The Precision Imaging Facility (PIF) is a cooperative research facility at the National Institute of Standards and Technology (NIST) dedicated to the advancement of measurement science through advanced imaging techniques. The facility is located in the Katharine Blodgett Gebbie building in Boulder, Colorado. With primary funding from the 2009 American Recovery and Reinvestment Act (ARRA), NIST acquired three state-of-the-art instruments and built a 3,000 Sq. Ft. custom laboratory to house them: an aberration corrected transmission electron microscope (TEM), a combination focused ion beam/scanning electron beam microscope (FIB/SEM), and a local electrode atom probe (LEAP). The facility continues to grow and evolve as it supports NIST's mission and meets the imaging needs of NIST's world-class researchers.
The Precision Imaging Facility provides the ability to manipulate and characterize matter from the microscopic level down to the atomic scale. As a shared microscopy and microanalysis resource for the NIST Boulder site, the PIF has had a direct impact upon a broad spectrum of successful projects including optimization of superconducting Josephson voltage arrays, fabrication of advanced quantum sensors, measurement of nanowire-based probes and devices, characterization of chip-scale atomic clocks, fabrication of nanoscale magnetic devices, and microscopic investigation of laser-welded metals. These programs rely on the complicated interworking of nanoscale materials and microfabrication technology that can only be probed by advanced imaging tools. For example, the dual beam Focused Ion Beam / Scanning Electron Microscope (FIB/SEM) allows researchers to selectively mill devices and materials in order to reveal internal structure, including subsurface interfaces and defects. The dual beam tool also provides state-of-the-art, high-resolution imaging, which has recently enabled NIST to stand up a new standard reference instrument (SRI 6012 Precision Semiconductor Nanostructures) and a new calibration service (15510S Dimensional Measurement of Nanostructures, traceable to NIST RM8820).

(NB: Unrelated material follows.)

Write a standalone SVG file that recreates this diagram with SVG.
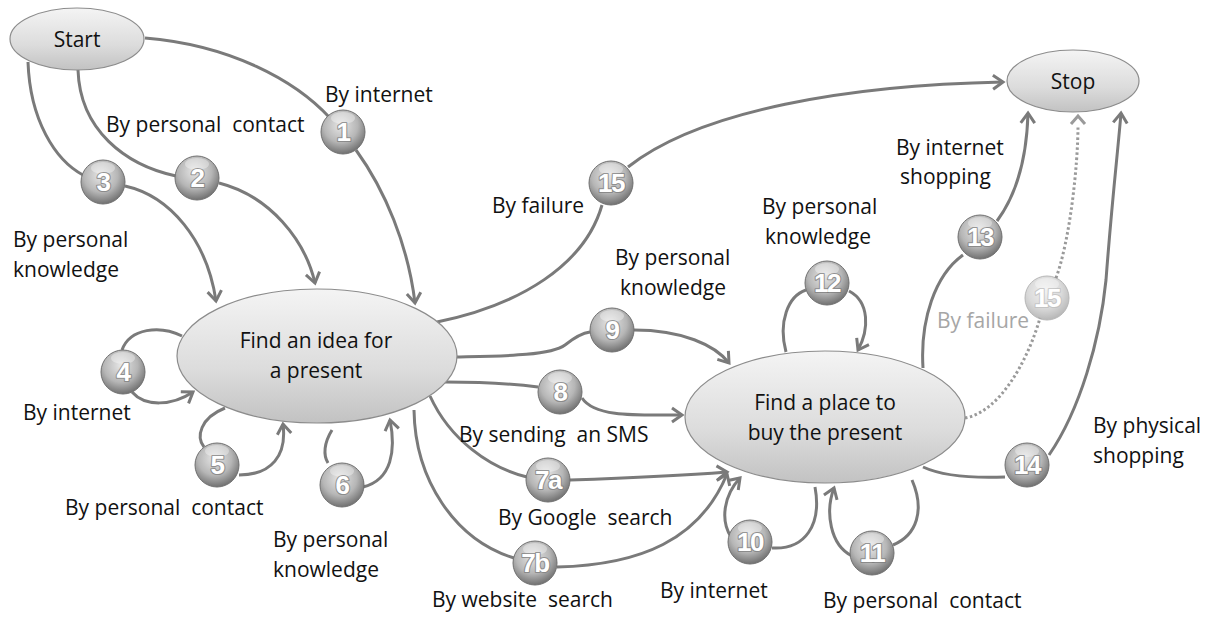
<svg xmlns="http://www.w3.org/2000/svg" width="1215" height="617" viewBox="0 0 1215 617">
<style>
.lbl{font-family:"Open Sans","Liberation Sans",sans-serif;font-size:21px;fill:#111}
.ntx{font-family:"Open Sans","Liberation Sans",sans-serif;font-size:21px;fill:#111;text-anchor:middle}
.num{font-family:"Liberation Sans","Open Sans",sans-serif;font-size:26px;font-weight:bold;fill:#fff;text-anchor:middle;stroke:#7c7c7c;stroke-opacity:0.75;stroke-width:2.2;paint-order:stroke;stroke-linejoin:round;letter-spacing:-1.5px}
.node{fill:url(#ng);stroke:#8c8c8c;stroke-width:1.2}
.c{fill:none;stroke:#7a7a7a;stroke-width:3}
.ca{fill:none;stroke:#7a7a7a;stroke-width:3;marker-end:url(#arr)}
.dot{fill:none;stroke:#9a9a9a;stroke-width:3;stroke-dasharray:2.5 2.5}
.ball{fill:url(#bg);stroke:#707070;stroke-width:1}
.hl{fill:#fff;opacity:0.35}
</style>
<defs>
<linearGradient id="ng" x1="0" y1="0" x2="0" y2="1">
<stop offset="0" stop-color="#f4f4f4"/>
<stop offset="0.6" stop-color="#dcdcdc"/>
<stop offset="1" stop-color="#c2c2c2"/>
</linearGradient>
<radialGradient id="bg" cx="0.45" cy="0.35" r="0.7">
<stop offset="0" stop-color="#e6e6e6"/>
<stop offset="0.55" stop-color="#b6b6b6"/>
<stop offset="1" stop-color="#646464"/>
</radialGradient>
<marker id="arr" viewBox="-13 -9 16 18" refX="0" refY="0" markerWidth="16" markerHeight="18" markerUnits="userSpaceOnUse" orient="auto">
<path d="M-10,-7 L0,0 L-10,7" fill="none" stroke="#7a7a7a" stroke-width="3"/>
</marker>
</defs>

<g id="connectors">
<!-- 1 -->
<path class="c" d="M145,38 C230,45 295,80 330,118"/>
<path class="ca" d="M356,150 C385,190 408,245 415,303"/>
<!-- 2 -->
<path class="c" d="M78,70 C80,130 125,165 176,176"/>
<path class="ca" d="M219,183 C270,196 305,240 315,283"/>
<!-- 3 -->
<path class="c" d="M28,62 C30,120 55,160 83,175"/>
<path class="ca" d="M125,186 C170,196 207,240 216,301"/>
<!-- 4 -->
<path class="c" d="M182,336 C160,325 130,328 122,350"/>
<path class="ca" d="M132,392 C145,407 172,406 193,392"/>
<!-- 5 -->
<path class="c" d="M225,408 C200,418 196,437 204,447"/>
<path class="ca" d="M239,475 C272,475 287,455 283,424"/>
<!-- 6 -->
<path class="c" d="M332,430 C324,443 323,455 328,463"/>
<path class="ca" d="M363,487 C392,480 396,450 390,420"/>
<!-- 15 top -->
<path class="c" d="M437,322 C520,305 585,265 602,205"/>
<path class="ca" d="M628,167 C700,110 850,85 1003,82"/>
<!-- 9 -->
<path class="c" d="M455,357 C500,356 550,356 565,345 C575,337 582,333 590,332"/>
<path class="ca" d="M634,330 C682,330 715,345 729,363"/>
<!-- 8 -->
<path class="c" d="M445,382 C490,382 515,384 538,387"/>
<path class="ca" d="M582,398 C595,418 640,415 682,415"/>
<!-- 7a -->
<path class="c" d="M430,396 C450,440 490,468 527,477"/>
<path class="ca" d="M570,480 C630,478 690,475 727,472"/>
<!-- 7b -->
<path class="c" d="M414,410 C415,480 455,540 514,558"/>
<path class="ca" d="M557,567 C640,565 700,540 727,474"/>
<!-- 10 -->
<path class="c" d="M815,487 C822,525 805,550 772,548"/>
<path class="ca" d="M731,537 C720,520 724,495 740,478"/>
<!-- 11 -->
<path class="c" d="M912,480 C925,510 917,535 893,545"/>
<path class="ca" d="M852,556 C830,545 825,512 834,488"/>
<!-- 12 -->
<path class="c" d="M786,352 C778,322 788,296 806,290"/>
<path class="ca" d="M849,291 C870,302 869,330 858,350"/>
<!-- 13 -->
<path class="c" d="M923,368 C920,320 935,275 963,255"/>
<path class="ca" d="M997,221 C1020,190 1027,150 1028,113"/>
<!-- 15 faded, dotted -->
<path class="dot" d="M965,418 C1000,412 1028,360 1040,318"/>
<path class="dot" d="M1056,278 C1070,240 1078,165 1078,125"/>
<path d="M1071,124 L1078,116 L1085,124" fill="none" stroke="#9a9a9a" stroke-width="3"/>
<!-- 14 -->
<path class="c" d="M923,467 C945,477 980,478 1005,477"/>
<path class="ca" d="M1049,455 C1080,410 1100,340 1106,280 C1112,200 1118,150 1121,113"/>
</g>

<g id="start"><ellipse class="node" cx="77" cy="39" rx="67" ry="31"/><text class="ntx" x="77" y="47">Start</text></g>
<g id="stop"><ellipse class="node" cx="1073" cy="81" rx="66" ry="31"/><text class="ntx" x="1073" y="89">Stop</text></g>
<g id="find-idea"><ellipse class="node" cx="317" cy="356" rx="140" ry="67"/><text class="ntx" x="316" y="348">Find an idea for</text><text class="ntx" x="316" y="378">a present</text></g>
<g id="find-place"><ellipse class="node" cx="825" cy="417" rx="140" ry="66"/><text class="ntx" x="825" y="410">Find a place to</text><text class="ntx" x="825" y="440">buy the present</text></g>

<g id="badges">
<g id="b1"><circle class="ball" cx="343" cy="132" r="22"/><ellipse class="hl" cx="343" cy="118" rx="12" ry="6"/><text class="num" x="343" y="141">1</text></g>
<g id="b2"><circle class="ball" cx="197" cy="178" r="22"/><ellipse class="hl" cx="197" cy="164" rx="12" ry="6"/><text class="num" x="197" y="187">2</text></g>
<g id="b3"><circle class="ball" cx="103" cy="182" r="22"/><ellipse class="hl" cx="103" cy="168" rx="12" ry="6"/><text class="num" x="103" y="191">3</text></g>
<g id="b4"><circle class="ball" cx="123" cy="372" r="22"/><ellipse class="hl" cx="123" cy="358" rx="12" ry="6"/><text class="num" x="123" y="381">4</text></g>
<g id="b5"><circle class="ball" cx="217" cy="465" r="22"/><ellipse class="hl" cx="217" cy="451" rx="12" ry="6"/><text class="num" x="217" y="474">5</text></g>
<g id="b6"><circle class="ball" cx="342" cy="485" r="22"/><ellipse class="hl" cx="342" cy="471" rx="12" ry="6"/><text class="num" x="342" y="494">6</text></g>
<g id="b7a"><circle class="ball" cx="548" cy="480" r="22"/><ellipse class="hl" cx="548" cy="466" rx="12" ry="6"/><text class="num" x="548" y="489">7a</text></g>
<g id="b7b"><circle class="ball" cx="535" cy="563" r="22"/><ellipse class="hl" cx="535" cy="549" rx="12" ry="6"/><text class="num" x="535" y="572">7b</text></g>
<g id="b8"><circle class="ball" cx="560" cy="392" r="22"/><ellipse class="hl" cx="560" cy="378" rx="12" ry="6"/><text class="num" x="560" y="401">8</text></g>
<g id="b9"><circle class="ball" cx="612" cy="330" r="22"/><ellipse class="hl" cx="612" cy="316" rx="12" ry="6"/><text class="num" x="612" y="339">9</text></g>
<g id="b10"><circle class="ball" cx="750" cy="542" r="22"/><ellipse class="hl" cx="750" cy="528" rx="12" ry="6"/><text class="num" x="750" y="551">10</text></g>
<g id="b11"><circle class="ball" cx="872" cy="553" r="22"/><ellipse class="hl" cx="872" cy="539" rx="12" ry="6"/><text class="num" x="872" y="562">11</text></g>
<g id="b12"><circle class="ball" cx="827" cy="283" r="22"/><ellipse class="hl" cx="827" cy="269" rx="12" ry="6"/><text class="num" x="827" y="292">12</text></g>
<g id="b13"><circle class="ball" cx="980" cy="237" r="22"/><ellipse class="hl" cx="980" cy="223" rx="12" ry="6"/><text class="num" x="980" y="246">13</text></g>
<g id="b14"><circle class="ball" cx="1027" cy="465" r="22"/><ellipse class="hl" cx="1027" cy="451" rx="12" ry="6"/><text class="num" x="1027" y="474">14</text></g>
<g id="b15"><circle class="ball" cx="611" cy="183" r="22"/><ellipse class="hl" cx="611" cy="169" rx="12" ry="6"/><text class="num" x="611" y="192">15</text></g>
<g id="b15-faded" opacity="0.5"><circle class="ball" cx="1047" cy="298" r="22"/><ellipse class="hl" cx="1047" cy="284" rx="12" ry="6"/><text class="num" x="1047" y="307">15</text></g>
</g>

<g id="labels">
<text class="lbl" x="325" y="102">By internet</text>
<text class="lbl" x="106" y="132" xml:space="preserve">By personal  contact</text>
<text class="lbl" x="13" y="247">By personal</text>
<text class="lbl" x="13" y="277">knowledge</text>
<text class="lbl" x="23" y="420">By internet</text>
<text class="lbl" x="65" y="515" xml:space="preserve">By personal  contact</text>
<text class="lbl" x="273" y="547">By personal</text>
<text class="lbl" x="273" y="577">knowledge</text>
<text class="lbl" x="492" y="213">By failure</text>
<text class="lbl" x="615" y="265">By personal</text>
<text class="lbl" x="620" y="295">knowledge</text>
<text class="lbl" x="459" y="442" xml:space="preserve">By sending  an SMS</text>
<text class="lbl" x="498" y="525" xml:space="preserve">By Google  search</text>
<text class="lbl" x="432" y="607" xml:space="preserve">By website  search</text>
<text class="lbl" x="660" y="598">By internet</text>
<text class="lbl" x="823" y="608" xml:space="preserve">By personal  contact</text>
<text class="lbl" x="762" y="214">By personal</text>
<text class="lbl" x="765" y="244">knowledge</text>
<text class="lbl" x="896" y="155">By internet</text>
<text class="lbl" x="900" y="184">shopping</text>
<text class="lbl" x="937" y="328" style="fill:#a6a6a6">By failure</text>
<text class="lbl" x="1093" y="433">By physical</text>
<text class="lbl" x="1093" y="463">shopping</text>
</g>
</svg>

Furthermore, the FIB an indispensable tool for the preparation of samples for the other analytical techniques such as atom probe tomography and TEM. The TEM opens the door to imaging and compositional analysis with sub-angstrom resolution. High-resolution characterization of crystalline materials is vital for the development of single photon emitters, nanoscale light sources and advanced quantum information circuits. In addition, the aberration-corrected TEM can locally investigate chemical composition and by extension can evaluate advanced crystal growth techniques needed for next-generation device development. The local electrode atom probe reconstructs analytic volumes atom by atom, revealing the local chemical composition of structures with and unprecedented combination of chemical sensitivity and spatial resolution. The atom probe technique offers NIST researchers the opportunity to investigate a wide variety of materials including nanoscale semiconductor devices and multilayer systems. Recently, in a collaborative effort with CAMECA and the Colorado School of Mines, NIST has begun work on pushing the boundaries of three-dimensional, atomic-scale tomography through Extreme Atom Probe Tomography (XAPT). Note that the XAPT research depends on the FIB tool, the TEM, the conventional LEAP tool, as well as the Boulder Microfabrication Facility.
The imaging and characterization capabilities provided by these three instruments, in conjunction with associated sample preparation and inspection capabilities also housed in the PIF, provides a uniquely powerful, shared resource. Operation of the PIF is built upon a model of shared costs and shared responsibilities, extending the model and culture established by the cooperative Boulder microfabrication facility. Users share responsibility for stewardship of the equipment by coordinating maintenance, proactively promoting laboratory safety, training new users, and managing tool access. This enables NIST researchers to push the boundaries of microscopy, developing new instrumentation and techniques while engaging both internal colleagues and external collaborators.